● Exercise task
Do not repeat pictures. Repeat exactly the lines of the listing below from its first line through the line with "import plotly.graph_objects as go".

....

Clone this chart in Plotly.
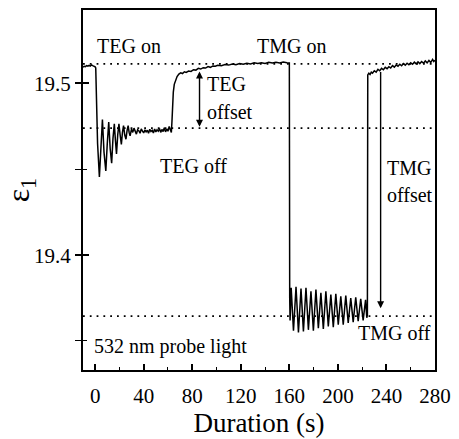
import plotly.graph_objects as go

# ---------------- data ----------------
time_s = [
    -10, -9, -8, -7, -6, -5, -4, -3, -2, -1, 0, 0.5,
    1.2, 2.0, 3.5, 4.6, 6.0, 7.3, 8.8, 10.0, 11.2, 12.4, 13.6, 14.7, 15.8, 16.7, 17.6, 18.6,
    19.6, 20.6, 21.6, 22.5, 23.4, 24.4, 25.4, 26.3, 27.2, 28.0, 28.8,
    30, 31, 32, 33, 34, 35, 36, 37, 38, 39, 40, 41, 42, 43, 44, 45, 46, 47, 48, 49,
    50, 51, 52, 53, 54, 55, 56, 57, 58, 59, 60, 61, 62,
    62.8, 63.3, 63.8, 64.4, 65.2, 66.2, 67.5, 69, 70.5, 72, 73.5, 75, 77, 79, 81, 83, 85, 87, 89,
    91, 93, 95, 97, 99, 101, 104, 107, 110, 113, 116, 119, 122, 125, 128, 131, 134, 137, 140,
    143, 146, 149, 152, 155, 158, 159.8,
    160.0, 160.3, 160.6, 161.5, 163.4, 165.5, 167.5, 169.6, 171.6, 173.7, 175.7, 177.8, 179.8,
    181.9, 183.9, 186.0, 188.0, 190.1, 192.1, 194.2, 196.2, 198.3, 200.3, 202.4, 204.4, 206.5,
    208.5, 210.6, 212.6, 214.7, 216.7, 218.8, 220.8, 222.8, 223.8, 224.3, 224.6,
    225.5, 226.5, 227.5, 228.5, 230, 231.5, 233, 234.5, 236, 237.5, 239, 240.5, 242, 243.5,
    245, 246.5, 248, 249.5, 251, 252.5, 254, 255.5, 257, 258.5, 260, 261.5, 263, 264.5, 266,
    267.5, 269, 270.5, 272, 273.5, 275, 276.5, 278, 279, 280,
]
epsilon_1 = [
    19.5095, 19.5100, 19.5098, 19.5104, 19.5101, 19.5106, 19.5102, 19.5108, 19.5104, 19.5100, 19.5097, 19.5090,
    19.4900, 19.4650, 19.4455, 19.4640, 19.4790, 19.4600, 19.4490, 19.4650, 19.4775, 19.4620, 19.4535, 19.4680,
    19.4765, 19.4670, 19.4590, 19.4700, 19.4765, 19.4700, 19.4645, 19.4715, 19.4755, 19.4700, 19.4675, 19.4725,
    19.4755, 19.4715, 19.4695,
    19.4735, 19.4715, 19.4740, 19.4720, 19.4705, 19.4730, 19.4725, 19.4710, 19.4735, 19.4722, 19.4712, 19.4730,
    19.4718, 19.4728, 19.4710, 19.4733, 19.4720, 19.4727, 19.4712, 19.4735, 19.4718, 19.4730, 19.4722, 19.4738,
    19.4715, 19.4732, 19.4720, 19.4742, 19.4718, 19.4735, 19.4722, 19.4750, 19.4725,
    19.4715, 19.4780, 19.4880, 19.4950, 19.4995, 19.5020, 19.5040, 19.5055, 19.5062, 19.5058, 19.5068, 19.5064,
    19.5072, 19.5070, 19.5080, 19.5078, 19.5088, 19.5084, 19.5092, 19.5090, 19.5098, 19.5094, 19.5102, 19.5100,
    19.5106, 19.5103, 19.5110, 19.5107, 19.5113, 19.5109, 19.5116, 19.5112, 19.5118, 19.5114, 19.5120, 19.5116,
    19.5121, 19.5117, 19.5123, 19.5119, 19.5124, 19.5120, 19.5125, 19.5121, 19.5123,
    19.5120, 19.3750, 19.3620, 19.3810, 19.3560, 19.3815, 19.3550, 19.3805, 19.3555, 19.3810, 19.3565, 19.3790,
    19.3560, 19.3800, 19.3575, 19.3780, 19.3570, 19.3790, 19.3585, 19.3770, 19.3580, 19.3775, 19.3595, 19.3760,
    19.3595, 19.3765, 19.3605, 19.3750, 19.3610, 19.3755, 19.3615, 19.3745, 19.3620, 19.3740, 19.3635, 19.3650,
    19.5050,
    19.5060, 19.5052, 19.5066, 19.5060, 19.5074, 19.5066, 19.5082, 19.5074, 19.5088, 19.5080, 19.5094, 19.5086,
    19.5098, 19.5090, 19.5104, 19.5095, 19.5108, 19.5100, 19.5112, 19.5103, 19.5116, 19.5106, 19.5118, 19.5109,
    19.5121, 19.5112, 19.5124, 19.5114, 19.5126, 19.5116, 19.5128, 19.5118, 19.5131, 19.5120, 19.5134, 19.5122,
    19.5140, 19.5128, 19.5136,
]

level_names = ["TEG/TMG on", "TEG off", "TMG off"]
level_values = [19.5114, 19.4740, 19.3645]

x_ticks = [0, 40, 80, 120, 160, 200, 240, 280]
y_ticks = [19.4, 19.5]

x_range = [-10, 280]
y_range = [19.3331, 19.5428]

# arrows: (x, tail y, head y)
teg_offset_arrow = (86, 19.5078, 19.4748)
tmg_offset_arrow = (235.2, 19.5075, 19.3690)

FONT = "Liberation Serif"

fig = go.Figure()

# dotted reference levels
for lv in level_values:
    fig.add_trace(go.Scatter(
        x=x_range, y=[lv, lv], mode="lines",
        line=dict(color="black", width=1.6, dash="1.8px,5px"),
        hoverinfo="skip", showlegend=False,
    ))

fig.add_trace(go.Scatter(
    x=time_s, y=epsilon_1, mode="lines",
    line=dict(color="black", width=1.5),
    showlegend=False,
))

# invisible trace for the inner tick axis
fig.add_trace(go.Scatter(x=[x_range[0]], y=[y_range[0]], yaxis="y2", mode="markers",
                         marker=dict(opacity=0), hoverinfo="skip", showlegend=False))

ann_font = dict(family=FONT, size=20, color="black")
texts = [
    ("TEG on", 1, 19.5219, "left"),
    ("TMG on", 161.6, 19.5219, "center"),
    ("TEG", 91, 19.4996, "left"),
    ("offset", 91, 19.4831, "left"),
    ("TEG off", 52.2, 19.4519, "left"),
    ("TMG", 239.5, 19.4509, "left"),
    ("offset", 239.5, 19.4348, "left"),
    ("TMG off", 277.5, 19.3547, "right"),
    ("532 nm probe light", -1.8, 19.3468, "left"),
]
for t, x, y, xa in texts:
    fig.add_annotation(x=x, y=y, text=t, showarrow=False, xanchor=xa, yanchor="middle",
                       font=ann_font, borderpad=0)

ax_x, ay_tail, ay_head = teg_offset_arrow
fig.add_annotation(x=ax_x, y=ay_head, ax=ax_x, ay=ay_tail, axref="x", ayref="y",
                   text="", showarrow=True, arrowhead=2, startarrowhead=2,
                   arrowside="end+start", arrowsize=1, startarrowsize=1,
                   arrowwidth=1.4, arrowcolor="black", standoff=0, startstandoff=0)
ax_x, ay_tail, ay_head = tmg_offset_arrow
fig.add_annotation(x=ax_x, y=ay_head, ax=ax_x, ay=ay_tail, axref="x", ayref="y",
                   text="", showarrow=True, arrowhead=2, arrowsize=1,
                   arrowwidth=1.4, arrowcolor="black", standoff=0)

tick_font = dict(family=FONT, size=21, color="black")
fig.update_layout(
    width=459, height=439,
    margin=dict(l=83, r=18, t=8, b=62),
    paper_bgcolor="white", plot_bgcolor="white",
    font=dict(family=FONT, color="black"),
    xaxis=dict(
        range=x_range, tickvals=x_ticks, ticks="inside", ticklen=6, tickwidth=1.5,
        tickcolor="black", showline=True, linewidth=2, linecolor="black", mirror=True,
        showgrid=False, zeroline=False, tickfont=tick_font, ticklabelstandoff=6,
        minor=dict(dtick=20, tick0=0, ticks="inside", ticklen=3, tickwidth=1.2,
                   tickcolor="black", showgrid=False),
        title=dict(text="Duration (s)", font=dict(family=FONT, size=27, color="black"),
                   standoff=4),
    ),
    yaxis=dict(
        range=y_range, tickvals=y_ticks, ticktext=["19.4", "19.5"], ticks="outside",
        ticklen=6, tickwidth=1.5, tickcolor="black", showline=True, linewidth=2,
        linecolor="black", mirror=True, showgrid=False, zeroline=False, tickfont=tick_font,
        minor=dict(dtick=0.05, tick0=19.35, ticks="outside", ticklen=6, tickwidth=1.2,
                   tickcolor="black", showgrid=False),
        title=dict(text="ε<sub>1</sub>", font=dict(family=FONT, size=32, color="black"),
                   standoff=4),
    ),
    yaxis2=dict(
        range=y_range, overlaying="y", side="left", tickvals=y_ticks, ticks="inside",
        ticklen=6, tickwidth=1.5, tickcolor="black", showticklabels=False, showline=False,
        showgrid=False, zeroline=False,
        minor=dict(dtick=0.05, tick0=19.35, ticks="inside", ticklen=4, tickwidth=1.2,
                   tickcolor="black", showgrid=False),
    ),
)

fig.write_html("out.html")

....

● Response
Clone this chart in Plotly.
import plotly.graph_objects as go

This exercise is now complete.